My most recent trip was by myself. I traveled to Eastern Europe, ready to embark completely into new cultures. As I traveled solo, I had more time than usual available to listen and observe. I was also hyper-aware of my surroundings. I was in places I’d never been before with anyone I knew anywhere near to help me. I did my best to get used to the feeling of being perpetually lost and far less than fluent in the native tongue. Faced with that level of unfamiliarity, it almost starts to feel as if you are floating through the world. It’s as though you are existing in the space around you, but you are not there. You notice, and reflect back, on your own bubble. That is usually formed by the culture and language you grew up with. The experience is both exhilarating and liberating, while also isolating.
But, eventually, that bubble bursts…
I could physically feel the change in myself when I walked through the streets and began to understand the conversations around me. Over time, I didn’t even realize that it was English. It would just hit me that I knew what the people that just walked by me were talking about. The more I paid attention to the interactions around me, the more I noticed that I was no longer surprised by the bits of communication I understood. I realized that in that big city, where I was surrounded by people from all over the world, everyone was talking about the same things. Mostly, they were talking about things like “Hey, pass the sunscreen,” or “Let’s get lunch,” or “Wow! It’s so beautiful here!”

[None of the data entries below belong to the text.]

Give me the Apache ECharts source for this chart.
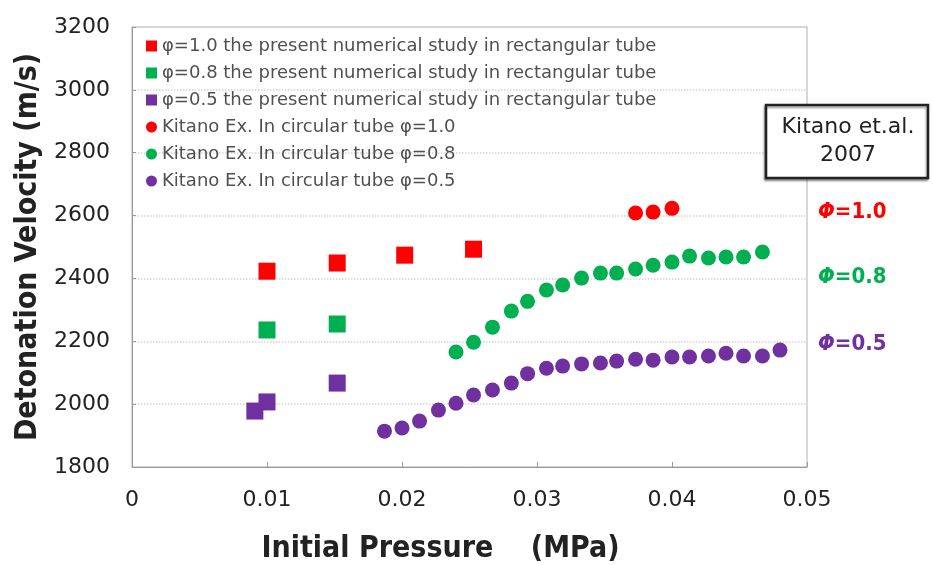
<!DOCTYPE html>
<html>
<head>
<meta charset="utf-8">
<script src="https://cdn.jsdelivr.net/npm/echarts@6/dist/echarts.min.js"></script>
<style>
  html, body { margin: 0; padding: 0; background: #fff; }
  #chart { width: 933px; height: 565px; }
</style>
</head>
<body>
<div id="chart"></div>
<script>
// pressure (MPa) / velocity (m/s)
var numP10 = [0.010, 0.0152, 0.0202, 0.0253];
var numV10 = [2423, 2449, 2474, 2493];
var numP08 = [0.010, 0.0152];
var numV08 = [2236, 2255];
var numP05 = [0.0091, 0.010, 0.0152];
var numV05 = [1978, 2007, 2067];

var expP10 = [0.0373, 0.0386, 0.0400];
var expV10 = [2608, 2611, 2623];
var expP08 = [0.0240, 0.0253, 0.0267, 0.0281, 0.0293, 0.0307, 0.0319, 0.0333, 0.0347, 0.0359,
              0.0373, 0.0386, 0.0400, 0.0413, 0.0427, 0.0440, 0.0453, 0.0467];
var expV08 = [2166, 2197, 2245, 2296, 2327, 2363, 2379, 2401, 2417, 2417,
              2430, 2442, 2452, 2471, 2465, 2468, 2468, 2484];
var expP05 = [0.0187, 0.0200, 0.0213, 0.0227, 0.0240, 0.0253, 0.0267, 0.0281, 0.0293, 0.0307,
              0.0319, 0.0333, 0.0347, 0.0359, 0.0373, 0.0386, 0.0400, 0.0413, 0.0427, 0.0440,
              0.0453, 0.0467, 0.0480];
var expV05 = [1914, 1924, 1946, 1981, 2003, 2029, 2045, 2067, 2097, 2114,
              2121, 2128, 2131, 2137, 2143, 2140, 2150, 2150, 2153, 2162,
              2153, 2153, 2172];

var seriesNames = [
  'φ=1.0 the present numerical study in rectangular tube',
  'φ=0.8 the present numerical study in rectangular tube',
  'φ=0.5 the present numerical study in rectangular tube',
  'Kitano Ex. In circular tube φ=1.0',
  'Kitano Ex. In circular tube φ=0.8',
  'Kitano Ex. In circular tube φ=0.5'
];
var phiLabels = ['=1.0', '=0.8', '=0.5'];
var phiY = [2610, 2405, 2190]; // vertical position of the Φ labels, in velocity units

var RED = '#ff0000', GREEN = '#00b050', PURPLE = '#7030a0';
var FONT = "'DejaVu Sans Condensed', 'DejaVu Sans', sans-serif";
var TICKFONT = "'DejaVu Sans', sans-serif";

function pairs(xs, ys) {
  var out = [];
  for (var i = 0; i < xs.length; i++) out.push([xs[i], ys[i]]);
  return out;
}

var chart = echarts.init(document.getElementById('chart'));

function makeSeries(name, data, color, shape, size) {
  return {
    name: name,
    type: 'scatter',
    symbol: shape,
    symbolSize: size,
    itemStyle: { color: color, opacity: 1 },
    data: data,
    z: 3
  };
}

var option = {
  animation: false,
  backgroundColor: '#fff',
  grid: {
    left: 132, right: 126, top: 27, bottom: 98,
    outerBoundsMode: 'none',
    containLabel: false,
    show: true, borderColor: '#b0b0b0', borderWidth: 1
  },
  legend: {
    orient: 'vertical',
    left: 146, top: 37,
    itemWidth: 11, itemHeight: 11,
    itemGap: 9,
    padding: 0,
    textStyle: { fontFamily: TICKFONT, fontSize: 18, color: '#505050', lineHeight: 18 },
    data: [
      { name: seriesNames[0], icon: 'rect' },
      { name: seriesNames[1], icon: 'rect' },
      { name: seriesNames[2], icon: 'rect' },
      { name: seriesNames[3], icon: 'circle' },
      { name: seriesNames[4], icon: 'circle' },
      { name: seriesNames[5], icon: 'circle' }
    ]
  },
  xAxis: {
    type: 'value',
    min: 0, max: 0.05, interval: 0.01,
    name: 'Initial Pressure    (MPa)',
    nameLocation: 'middle',
    nameGap: 67,
    nameTextStyle: { fontFamily: FONT, fontSize: 30, fontWeight: 'bold', color: '#222', padding: [0, 58, 0, 0] },
    axisLine: { show: true, lineStyle: { color: '#999', width: 1 } },
    axisTick: { show: true, inside: true, length: 5, lineStyle: { color: '#999' } },
    axisLabel: {
      margin: 22, fontFamily: TICKFONT, fontSize: 22, color: '#222',
      formatter: function (v) { return v === 0 ? '0' : v.toFixed(2); }
    },
    splitLine: { show: false }
  },
  yAxis: {
    type: 'value',
    min: 1800, max: 3200, interval: 200,
    name: 'Detonation Velocity (m/s)',
    nameLocation: 'middle',
    nameGap: 80,
    nameTextStyle: { fontFamily: FONT, fontSize: 30, fontWeight: 'bold', color: '#222' },
    axisLine: { show: true, lineStyle: { color: '#999', width: 1 } },
    axisTick: { show: true, inside: true, length: 4, lineStyle: { color: '#999' } },
    axisLabel: {
      margin: 22, fontFamily: TICKFONT, fontSize: 22, color: '#222',
      formatter: function (v) { return String(v); }
    },
    splitLine: { show: true, lineStyle: { color: '#d4d4d4', type: 'dotted', width: 1.5 } }
  },
  series: [
    makeSeries(seriesNames[0], pairs(numP10, numV10), RED, 'rect', 17),
    makeSeries(seriesNames[1], pairs(numP08, numV08), GREEN, 'rect', 17),
    makeSeries(seriesNames[2], pairs(numP05, numV05), PURPLE, 'rect', 17),
    makeSeries(seriesNames[3], pairs(expP10, expV10), RED, 'circle', 15),
    makeSeries(seriesNames[4], pairs(expP08, expV08), GREEN, 'circle', 15),
    makeSeries(seriesNames[5], pairs(expP05, expV05), PURPLE, 'circle', 15)
  ]
};
chart.setOption(option);

// annotation box and Φ labels on the right side
var phiColors = [RED, GREEN, PURPLE];
var gfx = [
  {
    type: 'rect', shape: { x: 766, y: 105, width: 162, height: 73 },
    style: { fill: '#fff', stroke: '#222', lineWidth: 2.5, shadowColor: 'rgba(0,0,0,0.35)', shadowOffsetX: -1, shadowOffsetY: 2, shadowBlur: 2 },
    z: 10
  },
  {
    type: 'text', x: 848, y: 141, z: 11,
    style: {
      text: 'Kitano et.al.\n2007', align: 'center', verticalAlign: 'middle',
      font: '22px ' + TICKFONT, fill: '#222', lineHeight: 28
    }
  }
];
for (var i = 0; i < phiLabels.length; i++) {
  var pt = chart.convertToPixel({ gridIndex: 0 }, [0.05, phiY[i]]);
  gfx.push({
    type: 'text', x: 818, y: pt[1], z: 11,
    style: {
      text: '{p|Φ}' + phiLabels[i],
      verticalAlign: 'middle',
      font: 'bold 22px ' + FONT, fill: phiColors[i],
      rich: { p: { fontStyle: 'italic', fontWeight: 'bold', fontSize: 22, fontFamily: FONT, fill: phiColors[i], color: phiColors[i] } }
    }
  });
}
chart.setOption({ graphic: gfx });

window.addEventListener('resize', function () { chart.resize(); });
</script>
</body>
</html>
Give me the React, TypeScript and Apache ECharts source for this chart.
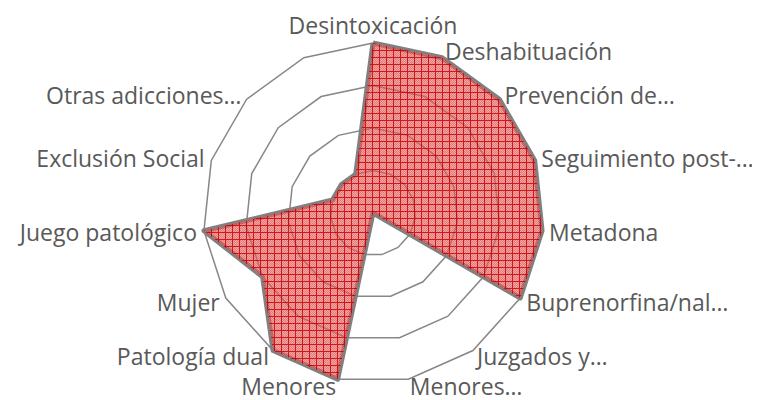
import React, { useEffect, useRef } from "react";
import * as echarts from "echarts";

// Categories in clockwise order starting at the top
const categories: string[] = [
  "Desintoxicación",
  "Deshabituación",
  "Prevención de…",
  "Seguimiento post-…",
  "Metadona",
  "Buprenorfina/nal…",
  "Juzgados y…",
  "Menores…",
  "Menores",
  "Patología dual",
  "Mujer",
  "Juego patológico",
  "Exclusión Social",
  "Otras adicciones…",
  "",
];
const values: number[] = [4, 4, 4, 4, 4, 4, 0, 0, 4, 4, 3, 4, 1, 1, 1];
const axisMax = 4;

const FONT = "Open Sans";
const FONT_SIZE = 23;
const TEXT_COLOR = "#595959";

function makePattern(): HTMLCanvasElement {
  const c = document.createElement("canvas");
  c.width = 7;
  c.height = 7;
  const ctx = c.getContext("2d")!;
  for (let y = 0; y < 7; y++) {
    for (let x = 0; x < 7; x++) {
      if (x === 0 || y === 0) {
        ctx.fillStyle = "rgba(205,0,0,0.9)";
      } else if ((x + y) % 2 === 0) {
        ctx.fillStyle = "rgba(222,70,70,0.72)";
      } else {
        ctx.fillStyle = "rgba(230,110,110,0.62)";
      }
      ctx.fillRect(x, y, 1, 1);
    }
  }
  return c;
}

export default function App() {
  const ref = useRef<HTMLDivElement>(null);
  useEffect(() => {
    if (!ref.current) return;
    const chart = echarts.init(ref.current, null, { renderer: "svg" });
    const n = categories.length;
    // ECharts places indicators counter-clockwise; reorder to draw clockwise
    const order = [0, ...Array.from({ length: n - 1 }, (_, i) => n - 1 - i)];
    const indicator = order.map((i) => ({ name: categories[i], max: axisMax, min: 0 }));
    const data = order.map((i) => values[i]);
    chart.setOption({
      animation: false,
      radar: {
        center: [365, 205],
        radius: 170,
        startAngle: 90,
        splitNumber: 4,
        shape: "polygon",
        nameGap: 7,
        axisName: {
          color: TEXT_COLOR,
          fontFamily: FONT,
          fontSize: FONT_SIZE,
        },
        axisLine: { show: false },
        axisTick: { show: false },
        splitArea: { show: false },
        splitLine: { lineStyle: { color: "#878787", width: 1.5 } },
        indicator,
      },
      series: [
        {
          type: "radar",
          symbol: "none",
          lineStyle: { color: "#808080", width: 5 },
          areaStyle: {
            opacity: 1,
            color: { image: makePattern(), repeat: "repeat", imageWidth: 7, imageHeight: 7 },
          },
          data: [{ value: data, name: "Programas" }],
        },
      ],
    });
    return () => chart.dispose();
  }, []);
  return <div ref={ref} style={{ width: 744, height: 392 }} />;
}
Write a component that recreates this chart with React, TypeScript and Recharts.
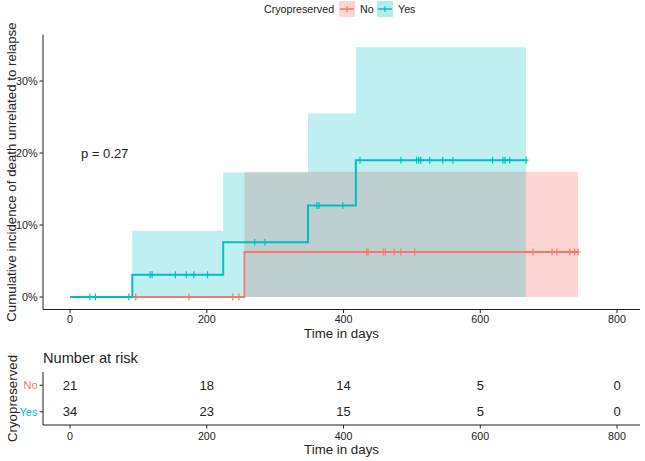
import React from "react";
import {
  ComposedChart,
  ScatterChart,
  Line,
  Area,
  Scatter,
  XAxis,
  YAxis,
  Legend,
  ReferenceDot,
} from "recharts";

// ---------- data ----------
const xTicks = [0, 200, 400, 600, 800];
const yTicks = [0, 10, 20, 30];
const groups = ["No", "Yes"];

// cumulative incidence (%) step functions
const yesDays = [0, 91, 224, 348, 418, 667];
const yesInc = [0, 3.1, 7.6, 12.7, 19.0, 19.0];
const yesUpper = [0, 9.2, 17.3, 25.5, 34.7, 34.7];

const noDays = [0, 255, 743];
const noInc = [0, 6.25, 6.25];
const noUpper = [0, 17.4, 17.4];

// censoring times (days)
const yesCensorDays = [
  29, 37, 86, 117, 120, 154, 170, 181, 201, 270, 285, 361, 364, 399, 424, 484,
  507, 510, 513, 526, 545, 560, 618, 633, 636, 643, 667,
];
const noCensorDays = [
  96, 174, 238, 247, 434, 436, 458, 461, 474, 484, 504, 677, 705, 712, 731,
  738, 743,
];

// number at risk
const riskDays = [0, 200, 400, 600, 800];
const noRisk = [21, 18, 14, 5, 0];
const yesRisk = [34, 23, 15, 5, 0];

const pValueText = "p = 0.27";
const pValuePos = { t: 16, v: 20 };

// ---------- style ----------
const RED = "#F8766D";
const TEAL = "#00BFC4";
const INK = "#222222";
const FONT = "'Liberation Sans', Arial, Helvetica, sans-serif";
const X_DOMAIN: [number, number] = [-39.6, 833.6];
const Y_DOMAIN: [number, number] = [-1.74, 36.45];
const groupColor: Record<string, string> = { No: RED, Yes: TEAL };

function toSteps(days: number[], inc: number[], upper: number[]) {
  return days.map((t, i) => ({ t, v: inc[i], band: [0, upper[i]] }));
}
function levelAt(days: number[], inc: number[], t: number) {
  let v = inc[0];
  for (let i = 0; i < days.length; i++) if (days[i] <= t) v = inc[i];
  return v;
}
function toCensor(cd: number[], days: number[], inc: number[]) {
  return cd.map((t) => ({ t, v: levelAt(days, inc, t) }));
}

const plusShape = (color: string) => (p: any) => {
  if (p.cx == null || p.cy == null) return <g />;
  return (
    <g>
      <line x1={p.cx} x2={p.cx} y1={p.cy - 3.5} y2={p.cy + 3.5} stroke={color} strokeWidth={1.2} />
      <line x1={p.cx - 2.5} x2={p.cx + 2.5} y1={p.cy} y2={p.cy} stroke={color} strokeWidth={1.2} />
    </g>
  );
};

const LegendKey = ({ color }: { color: string }) => (
  <svg width={16} height={16} style={{ display: "block" }}>
    <rect x={0} y={0} width={16} height={16} fill={color} fillOpacity={0.3} />
    <line x1={1} x2={15} y1={8} y2={8} stroke={color} strokeWidth={1.5} />
    <line x1={8} x2={8} y1={5} y2={11} stroke={color} strokeWidth={1.2} />
  </svg>
);

const renderLegend = () => (
  <div style={{ position: "relative", width: 645, height: 18, fontFamily: FONT, fontSize: 10.7, color: INK }}>
    <span style={{ position: "absolute", left: 264, top: 1, lineHeight: "16px" }}>Cryopreserved</span>
    <div style={{ position: "absolute", left: 339, top: 1 }}>
      <LegendKey color={RED} />
    </div>
    <span style={{ position: "absolute", left: 360, top: 1, lineHeight: "16px" }}>No</span>
    <div style={{ position: "absolute", left: 377, top: 1 }}>
      <LegendKey color={TEAL} />
    </div>
    <span style={{ position: "absolute", left: 398, top: 1, lineHeight: "16px" }}>Yes</span>
  </div>
);

const yLabel = (text: string) => (props: any) => {
  const vb = props.viewBox || {};
  const cy = (vb.y ?? 0) + (vb.height ?? 0) / 2;
  const cx = 12;
  return (
    <text
      x={cx}
      y={cy}
      transform={`rotate(-90, ${cx}, ${cy})`}
      textAnchor="middle"
      dominantBaseline="central"
      fontSize={13.3}
      fontFamily={FONT}
      fill={INK}
    >
      {text}
    </text>
  );
};

const xLabel = (text: string, dy: number) => (props: any) => {
  const vb = props.viewBox || {};
  const cx = (vb.x ?? 0) + (vb.width ?? 0) / 2;
  const cy = (vb.y ?? 0) + dy;
  return (
    <text x={cx} y={cy} textAnchor="middle" dominantBaseline="central" fontSize={13.3} fontFamily={FONT} fill={INK}>
      {text}
    </text>
  );
};

const tickStyle = { fill: INK, fontSize: 10.7, fontFamily: FONT };

export default function App() {
  const yesSteps = toSteps(yesDays, yesInc, yesUpper);
  const noSteps = toSteps(noDays, noInc, noUpper);
  const yesCensor = toCensor(yesCensorDays, yesDays, yesInc);
  const noCensor = toCensor(noCensorDays, noDays, noInc);
  const noRiskData = noRisk.map((n, i) => ({ t: riskDays[i], group: groups[0], n }));
  const yesRiskData = yesRisk.map((n, i) => ({ t: riskDays[i], group: groups[1], n }));

  const riskText = (p: any) => {
    if (p.cx == null || p.cy == null) return <g />;
    return (
      <text x={p.cx} y={p.cy} textAnchor="middle" dominantBaseline="central" fontSize={13} fontFamily={FONT} fill={INK}>
        {p.payload.n}
      </text>
    );
  };

  const groupTick = (p: any) => (
    <text
      x={p.x}
      y={p.y}
      textAnchor="end"
      dominantBaseline="central"
      fontSize={11}
      fontFamily={FONT}
      fill={groupColor[p.payload.value] || INK}
    >
      {p.payload.value}
    </text>
  );

  return (
    <div style={{ position: "absolute", left: 0, top: 0, width: 645, height: 461, background: "#fff", fontFamily: FONT }}>
      <ComposedChart width={645} height={345} margin={{ top: 16.6, right: 5, bottom: 0, left: 13 }}>
        <Legend verticalAlign="top" content={renderLegend} wrapperStyle={{ top: 0, left: 0, width: 645, height: 18 }} />
        <XAxis
          type="number"
          dataKey="t"
          domain={X_DOMAIN}
          ticks={xTicks}
          allowDataOverflow
          height={35.5}
          tickSize={3.5}
          tickMargin={2.2}
          stroke={INK}
          tick={tickStyle}
          label={xLabel("Time in days", 23.5)}
        />
        <YAxis
          type="number"
          dataKey="v"
          domain={Y_DOMAIN}
          ticks={yTicks}
          allowDataOverflow
          width={30}
          tickSize={3.5}
          tickMargin={2}
          stroke={INK}
          tick={tickStyle}
          tickFormatter={(v: number) => `${v}%`}
          label={yLabel("Cumulative incidence of death unrelated to relapse")}
        />
        <Area data={noSteps} dataKey="band" type="stepAfter" stroke="none" fill={RED} fillOpacity={0.3} isAnimationActive={false} />
        <Area data={yesSteps} dataKey="band" type="stepAfter" stroke="none" fill={TEAL} fillOpacity={0.25} isAnimationActive={false} />
        <Line data={noSteps} dataKey="v" type="stepAfter" stroke={RED} strokeWidth={1.8} dot={false} activeDot={false} isAnimationActive={false} />
        <Line data={yesSteps} dataKey="v" type="stepAfter" stroke={TEAL} strokeWidth={2} dot={false} activeDot={false} isAnimationActive={false} />
        <Scatter data={noCensor} dataKey="v" shape={plusShape(RED)} isAnimationActive={false} />
        <Scatter data={yesCensor} dataKey="v" shape={plusShape(TEAL)} isAnimationActive={false} />
        <ReferenceDot
          x={pValuePos.t}
          y={pValuePos.v}
          r={0}
          ifOverflow="visible"
          shape={(p: any) => (
            <text x={p.cx} y={p.cy} dominantBaseline="central" fontSize={13} fontFamily={FONT} fill={INK}>
              {pValueText}
            </text>
          )}
        />
      </ComposedChart>

      <div
        style={{
          position: "absolute",
          left: 43,
          top: 349,
          fontSize: 14.6,
          lineHeight: "18px",
          fontFamily: FONT,
          color: INK,
          whiteSpace: "nowrap",
        }}
      >
        Number at risk
      </div>

      <div style={{ position: "absolute", left: 0, top: 345 }}>
        <ScatterChart width={645} height={116} margin={{ top: 27, right: 5, bottom: 0, left: 13 }}>
          <XAxis
            type="number"
            dataKey="t"
            domain={X_DOMAIN}
            ticks={xTicks}
            allowDataOverflow
            height={36}
            tickSize={3.5}
            tickMargin={4}
            stroke={INK}
            tick={tickStyle}
            label={xLabel("Time in days", 24)}
          />
          <YAxis
            type="category"
            dataKey="group"
            allowDuplicatedCategory={false}
            reversed
            width={30}
            tickSize={3.5}
            tickMargin={2}
            stroke={INK}
            tick={groupTick}
            label={yLabel("Cryopreserved")}
          />
          <Scatter data={noRiskData} shape={riskText} isAnimationActive={false} />
          <Scatter data={yesRiskData} shape={riskText} isAnimationActive={false} />
        </ScatterChart>
      </div>
    </div>
  );
}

These daily interactions showed me that language is a privilege that we have in the art of communication. Looking around, people were communicating with each other through gestures, inflections, and all manner of ways. It seemed silly and irrelevant to dwell on the language barriers… especially after I had a three-minute conversation about the busses in Prague. I didn’t speak Czech and the woman didn’t speak English, but that didn’t get in the way of her helping me get back to the hostel. Even so, learning another language can be one of the most empowering opportunities available to us. The ability to break down cultural barriers, despite not completely understanding the language is magic.
That unique experience of entering other cultures’ dimensions and exploring its language encouraged me to share some digital resources to support people in “breaking their language barriers”, with the hope of bridging our differences and accessing new magical places. I strongly recommend resources such as Duolingo, Babbel, and Internet Polyglot. During my trips, I happened to realize that listening attentively is a beneficial segway to immerse ourselves in another language. That is why I recommend Podcasts. If you access any Podcast platform (eg. Stitcher, Spotify, Apple Podcasts, Google Podcasts) and navigate to the “Education” section, you will find thousands of opportunities to explore the beauties of other languages – the variety of topics is wide and it ranges from world news to personal development talks.
While traveling, I had never been more alone in my life. Thousands of miles and an ocean between me and my closest friends and family. Yet, I felt more connected to the world as a whole than ever. I also found that the travelers of the world – the global citizens – find each other. There is a whole community of people that have that insatiable sense of wanderlust (strong desire to travel) that pulls them out of their comfort zone and towards each other. I find myself wanting to know more about why they do what they do, what they gain from their experiences, and what they learn from each other. For that, I could not miss recommending Language Latte, a great forum for people who want to hear more about language through the wonderful world of podcasts.
Now, I challenge you… what actions are you taking next to break language barriers and immerse yourself into another culture? I promise once you get past these barriers, the rewards will come and it’s worth it.